Connected topological space $X$ such that $\emptyset, X$ are the only open connected subsets Let $(X,\tau)$ be connected such that $\emptyset$ and $X$ are the only open connected subsets. Does this imply that $\tau = \{\emptyset, X\}$?
 A: This is false.
Example. Let $Y$ be a totally disconnected topological space in which no point is open; for example $Y = \mathbb Z_p$. Construct $X$ from $Y$ by adding a closed point in the closure of every nonempty open: $X = Y \cup \{x\}$, where $U \subseteq X$ is open if and only if $U = X$ or $U \subseteq Y$ open.
Because the only open set containing $x$ is $X$, we see that every open cover of $X$ has to contain $X$ as one of its opens, so in particular $X$ is connected.
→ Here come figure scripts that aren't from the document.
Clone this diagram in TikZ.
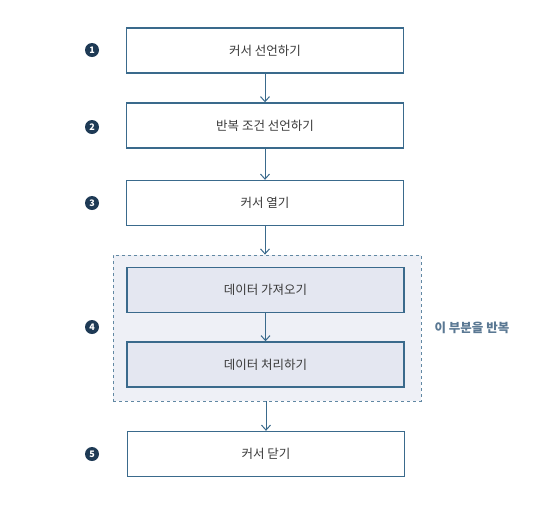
\documentclass[tikz,border=0pt]{standalone}
\usepackage{fontspec}
\setmainfont{Noto Sans CJK KR}
\usetikzlibrary{arrows.meta}
\definecolor{bordc}{HTML}{3A6A8C}
\definecolor{numc}{HTML}{1E3A55}
\definecolor{regfill}{HTML}{EEF0F6}
\definecolor{innfill}{HTML}{E4E7F1}
\definecolor{txtc}{HTML}{3A3A3A}
\definecolor{lblc}{HTML}{5A7893}
\tikzset{
  stepbox/.style={draw=bordc, line width=1.4pt, fill=white, minimum width=277pt, minimum height=45pt, inner sep=0pt, font=\fontsize{12.5}{14}\selectfont, text=txtc},
  innbox/.style={stepbox, fill=innfill},
  numdot/.style={circle, fill=numc, text=white, inner sep=0pt, minimum size=14pt, font=\fontsize{9}{9}\selectfont\bfseries},
  flow/.style={draw=bordc, line width=1pt, -{Straight Barb[length=5pt,width=9pt]}},
}
\begin{document}
\begin{tikzpicture}[x=1pt,y=-1pt]
\useasboundingbox (0,0) rectangle (553,507);
\fill[white] (0,0) rectangle (553,507);
\node[draw=bordc!80, dashed, line width=0.8pt, fill=regfill, minimum width=308pt, minimum height=146pt] (reg) at (267,328) {};
\node[stepbox] (b1) at (265,50.5) {커서 선언하기};
\node[stepbox] (b2) at (265,125.5) {반복 조건 선언하기};
\node[stepbox] (b3) at (265,203) {커서 열기};
\node[innbox] (b4) at (265.5,290) {데이터 가져오기};
\node[innbox] (b5) at (265.5,364.5) {데이터 처리하기};
\node[stepbox] (b6) at (266,454) {커서 닫기};
\node[numdot] (n1) at (92,50) {1};
\node[numdot] (n2) at (92,127) {2};
\node[numdot] (n3) at (92,203) {3};
\node[numdot] (n4) at (92,327) {4};
\node[numdot] (n5) at (92,454) {5};
\node[text=lblc, font=\fontsize{12.5}{14}\selectfont\bfseries, anchor=west] (lbl) at (431,328) {이 부분을 반복};
\draw[flow] (b1.south) -- (b2.north);
\draw[flow] (b2.south) -- (b3.north);
\draw[flow] (b3.south) -- (b3.south |- reg.north);
\draw[flow] (b4.south) -- (b5.north);
\draw[flow] (reg.south -| b6.north) -- (b6.north);
\end{tikzpicture}
\end{document}
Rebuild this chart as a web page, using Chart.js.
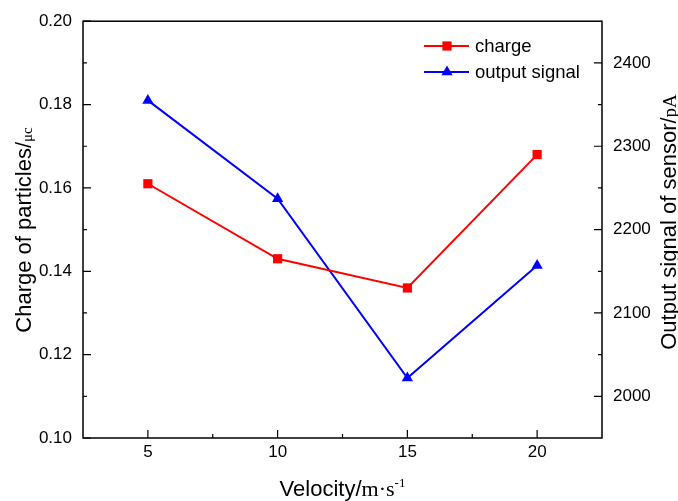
<!DOCTYPE html>
<html>
<head>
<meta charset="utf-8">
<script src="https://cdn.jsdelivr.net/npm/chart.js@4.4.1/dist/chart.umd.min.js"></script>
<style>
  html, body { margin: 0; padding: 0; background: #fff; }
  #chart { display: block; }
</style>
</head>
<body>
<canvas id="chart" width="678" height="501"></canvas>
<script>
// ─── Data ───────────────────────────────────────────────────
const velocity = [5, 10, 15, 20];
const charge = [0.161, 0.143, 0.136, 0.168];
const outputSignal = [2355, 2237, 2022, 2157];

const xTicks = [5, 10, 15, 20];
const xMinor = [7.5, 12.5, 17.5];
const chargeTicks = [0.10, 0.12, 0.14, 0.16, 0.18, 0.20];
const chargeMinor = [0.11, 0.13, 0.15, 0.17, 0.19];
const signalTicks = [2000, 2100, 2200, 2300, 2400];
const signalMinor = [2050, 2150, 2250, 2350];

const seriesNames = ['charge', 'output signal'];

const SANS = "'Liberation Sans', Arial, sans-serif";
const SERIF = "'Liberation Serif', 'Times New Roman', serif";
const RED = '#ff0000';
const BLUE = '#0000ff';

Chart.defaults.font.family = SANS;
Chart.defaults.font.size = 17;
Chart.defaults.color = '#000';

const toPoints = (ys) => velocity.map((v, i) => ({ x: v, y: ys[i] }));
const setTicks = (list) => (axis) => { axis.ticks = list.map(v => ({ value: v })); };

// ─── Frame + inward ticks ───────────────────────────────────
const frameTicks = {
    id: 'frameTicks',
    beforeDatasetsDraw(chart) {
        const { ctx, chartArea: a, scales } = chart;
        ctx.save();
        ctx.strokeStyle = '#000';
        ctx.lineWidth = 1.5;
        ctx.strokeRect(a.left, a.top, a.right - a.left, a.bottom - a.top);
        ctx.lineWidth = 1.2;
        ctx.beginPath();
        const tick = (list, len, fn) => list.forEach(v => fn(v, len));
        tick(xTicks, 8, (v, l) => { const p = scales.x.getPixelForValue(v); ctx.moveTo(p, a.bottom); ctx.lineTo(p, a.bottom - l); });
        tick(xMinor, 4, (v, l) => { const p = scales.x.getPixelForValue(v); ctx.moveTo(p, a.bottom); ctx.lineTo(p, a.bottom - l); });
        tick(chargeTicks, 8, (v, l) => { const p = scales.y.getPixelForValue(v); ctx.moveTo(a.left, p); ctx.lineTo(a.left + l, p); });
        tick(chargeMinor, 4, (v, l) => { const p = scales.y.getPixelForValue(v); ctx.moveTo(a.left, p); ctx.lineTo(a.left + l, p); });
        tick(signalTicks, 8, (v, l) => { const p = scales.y2.getPixelForValue(v); ctx.moveTo(a.right, p); ctx.lineTo(a.right - l, p); });
        tick(signalMinor, 4, (v, l) => { const p = scales.y2.getPixelForValue(v); ctx.moveTo(a.right, p); ctx.lineTo(a.right - l, p); });
        ctx.stroke();
        ctx.restore();
    }
};

// ─── Axis titles + legend ───────────────────────────────────
function drawParts(ctx, parts, cx, cy) {
    // parts: [text, font, dy]
    let total = 0;
    parts.forEach(p => { ctx.font = p[1]; total += ctx.measureText(p[0]).width; });
    let x = cx - total / 2;
    parts.forEach(p => {
        ctx.font = p[1];
        ctx.fillText(p[0], x, cy + (p[2] || 0));
        x += ctx.measureText(p[0]).width;
    });
}

function drawMarker(ctx, style, x, y, color) {
    ctx.fillStyle = color;
    ctx.beginPath();
    if (style === 'rect') {
        ctx.rect(x - 4.6, y - 4.6, 9.2, 9.2);
    } else {
        ctx.moveTo(x, y - 6.5);
        ctx.lineTo(x + 5.6, y + 3.25);
        ctx.lineTo(x - 5.6, y + 3.25);
        ctx.closePath();
    }
    ctx.fill();
}

const annotations = {
    id: 'annotations',
    afterDraw(chart) {
        const { ctx, chartArea: a } = chart;
        ctx.save();
        ctx.fillStyle = '#000';
        ctx.textBaseline = 'alphabetic';
        ctx.textAlign = 'left';

        // x title
        drawParts(ctx, [
            ['Velocity/', '22px ' + SANS],
            ['m\u00b7s', '22px ' + SERIF],
            ['-1', '13px ' + SERIF, -9]
        ], (a.left + a.right) / 2, 496);

        // left title
        ctx.save();
        ctx.translate(31, 230);
        ctx.rotate(-Math.PI / 2);
        drawParts(ctx, [
            ['Charge of particles/', '22px ' + SANS],
            ['\u03bcc', '15px ' + SERIF, 1]
        ], 0, 0);
        ctx.restore();

        // right title
        ctx.save();
        ctx.translate(676, 222);
        ctx.rotate(-Math.PI / 2);
        drawParts(ctx, [
            ['Output signal of sensor/', '22px ' + SANS],
            ['pA', '19px ' + SERIF, 0]
        ], 0, 0);
        ctx.restore();

        // legend
        const ds = chart.data.datasets;
        ctx.font = '18.5px ' + SANS;
        ctx.textBaseline = 'middle';
        seriesNames.forEach((name, i) => {
            const y = 46 + i * 26;
            ctx.strokeStyle = ds[i].borderColor;
            ctx.lineWidth = 2;
            ctx.beginPath();
            ctx.moveTo(424, y);
            ctx.lineTo(469, y);
            ctx.stroke();
            drawMarker(ctx, ds[i].pointStyle, 447, y, ds[i].borderColor);
            ctx.fillStyle = '#000';
            ctx.fillText(name, 475, y + 1);
        });
        ctx.restore();
    }
};

// ─── Chart ──────────────────────────────────────────────────
new Chart(document.getElementById('chart'), {
    type: 'line',
    data: {
        datasets: [
            {
                label: seriesNames[0], data: toPoints(charge), yAxisID: 'y',
                borderColor: RED, backgroundColor: RED, borderWidth: 2,
                pointStyle: 'rect', pointRadius: 6.5, pointBorderWidth: 0, tension: 0, clip: false
            },
            {
                label: seriesNames[1], data: toPoints(outputSignal), yAxisID: 'y2',
                borderColor: BLUE, backgroundColor: BLUE, borderWidth: 2,
                pointStyle: 'triangle', pointRadius: 6.5, pointBorderWidth: 0, tension: 0, clip: false
            }
        ]
    },
    options: {
        responsive: false, animation: false, devicePixelRatio: 1,
        layout: { padding: { top: 20, left: 0, right: 0, bottom: 0 } },
        plugins: { legend: { display: false }, tooltip: { enabled: false } },
        scales: {
            x: {
                type: 'linear', min: 2.5, max: 22.5,
                afterBuildTicks: setTicks(xTicks),
                afterFit: (s) => { s.height = 63; },
                grid: { display: true, drawOnChartArea: false, drawTicks: false },
                border: { display: false },
                ticks: { padding: 4, font: { size: 17 }, callback: v => String(v) }
            },
            y: {
                position: 'left', min: 0.10, max: 0.20,
                afterBuildTicks: setTicks(chargeTicks),
                afterFit: (s) => { s.width = 83; },
                grid: { display: true, drawOnChartArea: false, drawTicks: false },
                border: { display: false },
                ticks: { padding: 11, font: { size: 17 }, callback: v => v.toFixed(2) }
            },
            y2: {
                position: 'right', min: 1950, max: 2450,
                afterBuildTicks: setTicks(signalTicks),
                afterFit: (s) => { s.width = 76; },
                grid: { display: true, drawOnChartArea: false, drawTicks: false },
                border: { display: false },
                ticks: { padding: 11, font: { size: 17 }, callback: v => String(v) }
            }
        }
    },
    plugins: [frameTicks, annotations]
});
</script>
</body>
</html>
On the other hand, every strict open $U \subsetneq X$ is contained in $Y$, hence is totally disconnected. Since points are not open by assumption, $U$ is disconnected. $\square$
A: Let $X_0$ be any topological space in which no nonempty open set is connected, e.g., $X_0 = \mathbb{Q}$ with the usual topology. Then let $X = X_0 \cup \{\infty\}$ with open sets $\{$all open subsets of $X_0\} \cup \{X\}$. The whole space is connected because the only open set containing $\infty$ is the whole space, and any proper nonempty open subset cannot contain $\infty$ and hence must be disconnected by the assumption on $X_0$.